More businesses are at risk of permanently closing their doors as some parts of the country mandate stricter COVID-19-related shutdowns, the head of the Canadian Federation of Independent Business (CFIB) warns.

“We are already seeing half of businesses in Canada – even those who are not affected by further rounds of shutdowns – saying that their sales dropped as a result of the second wave,” CFIB president and chief executive officer Dan Kelly said in a television interview with BNN Bloomberg Wednesday. “These businesses are already weakened.”

Prior to the second wave of infections, the CFIB estimated 160,000 businesses in Canada would fail before the pandemic ends. Kelly raised that number to 225,000, or more than one-in-seven.
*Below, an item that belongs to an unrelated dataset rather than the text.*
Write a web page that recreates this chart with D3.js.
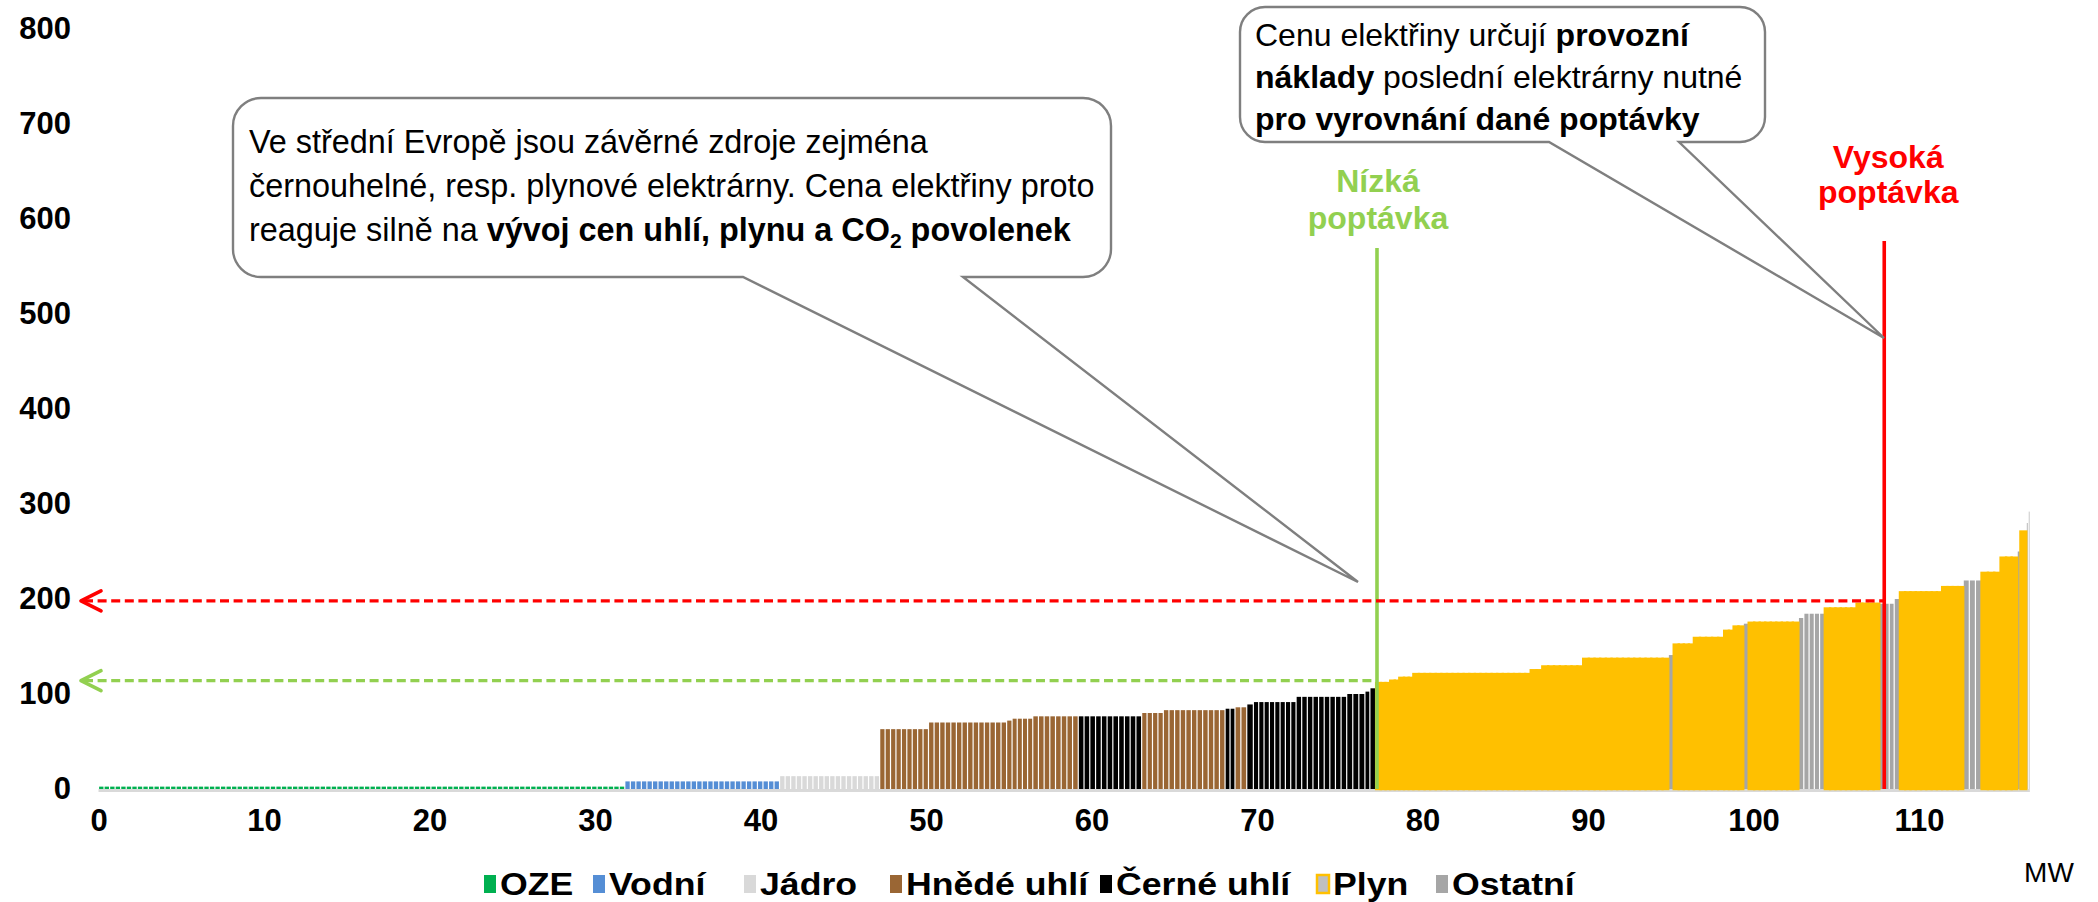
<!DOCTYPE html>
<html lang="cs">
<head>
<meta charset="utf-8">
<title>Merit order – cena elektřiny</title>
<script src="https://cdn.jsdelivr.net/npm/d3@7"></script>
<style>
  html, body { margin: 0; padding: 0; background: #ffffff; }
  svg { display: block; }
  text { font-family: "Liberation Sans", Arial, sans-serif; }
</style>
</head>
<body>
<svg id="chart" width="2098" height="902"></svg>
<script>
// ---- data ---------------------------------------------------------------
// generation sources in legend order
const sources = ["OZE", "Vodní", "Jádro", "Hnědé uhlí", "Černé uhlí", "Plyn", "Ostatní"];

// merit order: [source, capacity (MW), marginal cost], sorted by cost
const meritOrder = [
  ["OZE", 31.8, 2.5],
  ["Vodní", 9.35, 8],
  ["Jádro", 6.05, 13.5],
  ["Hnědé uhlí", 2.95, 63],
  ["Hnědé uhlí", 4.72, 70],
  ["Hnědé uhlí", 0.33, 72],
  ["Hnědé uhlí", 1.25, 74],
  ["Hnědé uhlí", 2.75, 76.5],
  ["Černé uhlí", 3.83, 76.5],
  ["Hnědé uhlí", 1.31, 80],
  ["Hnědé uhlí", 3.73, 83],
  ["Černé uhlí", 0.6, 84.5],
  ["Hnědé uhlí", 0.71, 86],
  ["Černé uhlí", 0.4, 89],
  ["Černé uhlí", 2.58, 91.5],
  ["Černé uhlí", 3.06, 97],
  ["Černé uhlí", 1.1, 100],
  ["Černé uhlí", 0.3, 102.5],
  ["Černé uhlí", 0.38, 106],
  ["Plyn", 0.85, 111.5],
  ["Plyn", 0.55, 114],
  ["Plyn", 0.85, 117],
  ["Plyn", 7.09, 121],
  ["Plyn", 0.7, 125],
  ["Plyn", 2.47, 129],
  ["Plyn", 5.14, 137],
  ["Ostatní", 0.33, 141],
  ["Plyn", 1.22, 152],
  ["Plyn", 1.83, 159],
  ["Plyn", 0.57, 166.5],
  ["Plyn", 0.58, 171],
  ["Ostatní", 0.33, 174],
  ["Plyn", 3.0, 175],
  ["Ostatní", 0.33, 180],
  ["Ostatní", 1.27, 184.5],
  ["Plyn", 1.92, 190],
  ["Plyn", 1.37, 195],
  ["Ostatní", 0.9, 195],
  ["Ostatní", 0.35, 200],
  ["Plyn", 2.55, 207],
  ["Plyn", 1.27, 212.5],
  ["Ostatní", 1.11, 219.5],
  ["Plyn", 1.15, 227.5],
  ["Plyn", 1.0, 243.5],
  ["Ostatní", 0.2, 250],
  ["Plyn", 0.35, 271],
  ["Ostatní", 0.12, 280],
  ["Ostatní", 0.1, 292]
];

// size of one plotted unit (MW)
const unitMW = 1 / 3;

const xTicks = [0, 10, 20, 30, 40, 50, 60, 70, 80, 90, 100, 110];
const yTicks = [0, 100, 200, 300, 400, 500, 600, 700, 800];

// demand levels: quantity (MW) and the resulting clearing price
const lowDemand = { label: ["Nízká", "poptávka"], mw: 77.25, price: 114 };
const highDemand = { label: ["Vysoká", "poptávka"], mw: 107.9, price: 198 };

// ---- styles -------------------------------------------------------------
const fillOf = {
  "OZE": "#00B050",
  "Vodní": "#558ED5",
  "Jádro": "#D9D9D9",
  "Hnědé uhlí": "#9A6634",
  "Černé uhlí": "#000000",
  "Plyn": "#FFC000",
  "Ostatní": "#A6A6A6"
};
const GREEN = "#92D050", RED = "#FF0000", CALLOUT = "#7F7F7F";
const FONT = "'Liberation Sans', Arial, sans-serif";

// ---- scales -------------------------------------------------------------
const svg = d3.select("#chart");
const x = d3.scaleLinear().domain([0, 110]).range([98.5, 1919]);
const y = d3.scaleLinear().domain([0, 800]).range([789, 29]);

// expand every plant block into unit-wide columns
const bars = [];
let cum = 0;
meritOrder.forEach(([src, cap, cost]) => {
  const n = Math.max(1, Math.round(cap / unitMW));
  const w = cap / n;
  for (let i = 0; i < n; i++) {
    bars.push({ src, x0: cum + i * w, x1: cum + (i + 1) * w, cost });
  }
  cum += cap;
});

// category axis line
svg.append("line")
  .attr("x1", x(0)).attr("x2", x(cum))
  .attr("y1", y(0) + 1.5).attr("y2", y(0) + 1.5)
  .attr("stroke", "#D9D9D9").attr("stroke-width", 3);

// columns with white separators
svg.append("g").selectAll("rect")
  .data(bars.filter(d => d.src !== "Plyn"))
  .join("rect")
  .attr("x", d => x(d.x0) + 0.6)
  .attr("width", d => Math.max(0.6, x(d.x1) - x(d.x0) - 1.2))
  .attr("y", d => y(d.cost))
  .attr("height", d => y(0) - y(d.cost))
  .attr("fill", d => fillOf[d.src]);

// gas columns: yellow outline merges them into solid steps
svg.append("g").selectAll("rect")
  .data(bars.filter(d => d.src === "Plyn"))
  .join("rect")
  .attr("x", d => x(d.x0))
  .attr("width", d => x(d.x1) - x(d.x0))
  .attr("y", d => y(d.cost))
  .attr("height", d => y(0) - y(d.cost))
  .attr("fill", fillOf["Plyn"])
  .attr("stroke", fillOf["Plyn"])
  .attr("stroke-width", 2.4);

// ---- axes ---------------------------------------------------------------
const yAxis = svg.append("g")
  .attr("transform", "translate(71,0)")
  .call(d3.axisLeft(y).tickValues(yTicks).tickSize(0).tickPadding(0));
yAxis.select(".domain").remove();
yAxis.selectAll("text")
  .attr("font-size", 31).attr("font-weight", "bold")
  .attr("font-family", FONT)
  .attr("fill", "#000");

const xAxis = svg.append("g")
  .attr("transform", "translate(0,820)")
  .call(d3.axisBottom(x).tickValues(xTicks).tickSize(0).tickPadding(0));
xAxis.select(".domain").remove();
xAxis.selectAll("text")
  .attr("y", 0).attr("dy", "0.35em")
  .attr("font-size", 31).attr("font-weight", "bold")
  .attr("font-family", FONT)
  .attr("fill", "#000");

svg.append("text")
  .attr("x", 2049).attr("y", 872).attr("dy", "0.35em")
  .attr("text-anchor", "middle")
  .attr("font-size", 28).attr("fill", "#000")
  .text("MW");

// ---- demand markers -----------------------------------------------------
function demandMarker(d, color, lineTop, labelX, labelYs) {
  const g = svg.append("g");
  const py = y(d.price);
  const px = x(d.mw);
  g.append("line")
    .attr("x1", 84).attr("x2", px)
    .attr("y1", py).attr("y2", py)
    .attr("stroke", color).attr("stroke-width", 3.2)
    .attr("stroke-dasharray", "9 4.6");
  g.append("path")
    .attr("d", `M${101},${py - 10} L${81},${py} L${101},${py + 10}`)
    .attr("fill", "none").attr("stroke", color)
    .attr("stroke-width", 3.6).attr("stroke-linecap", "round")
    .attr("stroke-linejoin", "round");
  g.append("line")
    .attr("x1", px).attr("x2", px)
    .attr("y1", lineTop).attr("y2", y(0))
    .attr("stroke", color).attr("stroke-width", 3.6);
  d.label.forEach((t, i) => {
    g.append("text")
      .attr("x", px + labelX).attr("y", labelYs[i]).attr("dy", "0.35em")
      .attr("text-anchor", "middle")
      .attr("font-size", 32).attr("font-weight", "bold")
      .attr("fill", color)
      .text(t);
  });
}
demandMarker(lowDemand, GREEN, 248, 1, [181, 218]);
demandMarker(highDemand, RED, 241, 4, [157, 192]);

// ---- callouts -----------------------------------------------------------
function calloutPath(x0, y0, x1, y1, r, wa, wb, tx, ty) {
  return `M${x0 + r},${y0} H${x1 - r} A${r},${r} 0 0 1 ${x1},${y0 + r}` +
    ` V${y1 - r} A${r},${r} 0 0 1 ${x1 - r},${y1} H${wb} L${tx},${ty} L${wa},${y1}` +
    ` H${x0 + r} A${r},${r} 0 0 1 ${x0},${y1 - r} V${y0 + r} A${r},${r} 0 0 1 ${x0 + r},${y0} Z`;
}

function callout(box, lines, fontSize) {
  const g = svg.append("g");
  g.append("path")
    .attr("d", calloutPath(box.x0, box.y0, box.x1, box.y1, box.r, box.wa, box.wb, box.tx, box.ty))
    .attr("fill", "#fff").attr("stroke", CALLOUT).attr("stroke-width", 2.4);
  lines.forEach((parts, i) => {
    const t = g.append("text")
      .attr("x", box.tx0).attr("y", box.ty0 + i * box.lh)
      .attr("dy", "0.35em").attr("font-size", fontSize).attr("fill", "#000");
    parts.forEach(p => {
      const s = t.append("tspan").text(p.t);
      if (p.b) s.attr("font-weight", "bold");
      if (p.sub) s.attr("font-size", fontSize * 0.65).attr("dy", 7);
      if (p.up) s.attr("dy", -7);
    });
  });
}

callout(
  { x0: 233, y0: 98, x1: 1111, y1: 277, r: 28, wa: 743, wb: 963, tx: 1358, ty: 582, tx0: 249, ty0: 142, lh: 44 },
  [
    [{ t: "Ve střední Evropě jsou závěrné zdroje zejména" }],
    [{ t: "černouhelné, resp. plynové elektrárny. Cena elektřiny proto" }],
    [{ t: "reaguje silně na " }, { t: "vývoj cen uhlí, plynu a CO", b: true },
     { t: "2", b: true, sub: true }, { t: " povolenek", b: true, up: true }]
  ], 32.4);

callout(
  { x0: 1240, y0: 7, x1: 1765, y1: 142, r: 25, wa: 1549, wb: 1679, tx: 1884, ty: 338, tx0: 1255, ty0: 35, lh: 42 },
  [
    [{ t: "Cenu elektřiny určují " }, { t: "provozní", b: true }],
    [{ t: "náklady", b: true }, { t: " poslední elektrárny nutné" }],
    [{ t: "pro vyrovnání dané poptávky", b: true }]
  ], 32);

// ---- legend -------------------------------------------------------------
const legendX = [484, 593, 744, 890, 1100, 1317, 1436];
const legend = svg.append("g");
sources.forEach((s, i) => {
  const item = legend.append("g").attr("transform", `translate(${legendX[i]},884)`);
  item.append("rect")
    .attr("x", 0).attr("y", -9).attr("width", 12).attr("height", 18)
    .attr("fill", s === "Plyn" ? "#BFBFBF" : fillOf[s])
    .attr("stroke", s === "Plyn" ? fillOf["Plyn"] : "none")
    .attr("stroke-width", s === "Plyn" ? 2.5 : 0);
  // legend lettering is set slightly wide
  item.append("text")
    .attr("transform", "translate(16,10.5) scale(1.15,1)")
    .attr("font-size", 31).attr("font-weight", "bold").attr("fill", "#000")
    .text(s);
});
</script>
</body>
</html>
“Governments are still fumbling around to put these programs in place – eight months in, ” Kelly said, referencing federal supports such as the promised Canada Emergency Business Account (CEBA) expansion and additional funding through a wage subsidy.

Kelly is urging governments to make shutdowns short and targeted to minimize the impact of a second round of business closures.

“Our advice to provincial governments is: ‘Please don’t put in place blanket shutdowns of the entire economy. If there are cases where you need to do that, make it surgical for those sectors or business activities where the problems are coming from –  and lift them soon as is possible,’” he said.

“Secondly, make sure that the programs are in place and are delivering cash right away.”

Kelly’s comments come a day after the City of Toronto extended its ban on indoor dining another 28 days, and Manitoba announced it is forcing non-essential stores to close in an effort to contain the virus.

Andrew Oliver, chief executive of Oliver & Bonacini restaurant group, called Toronto’s decision “extremely disappointing” and said the city is “stepping on the restaurants’ throats.”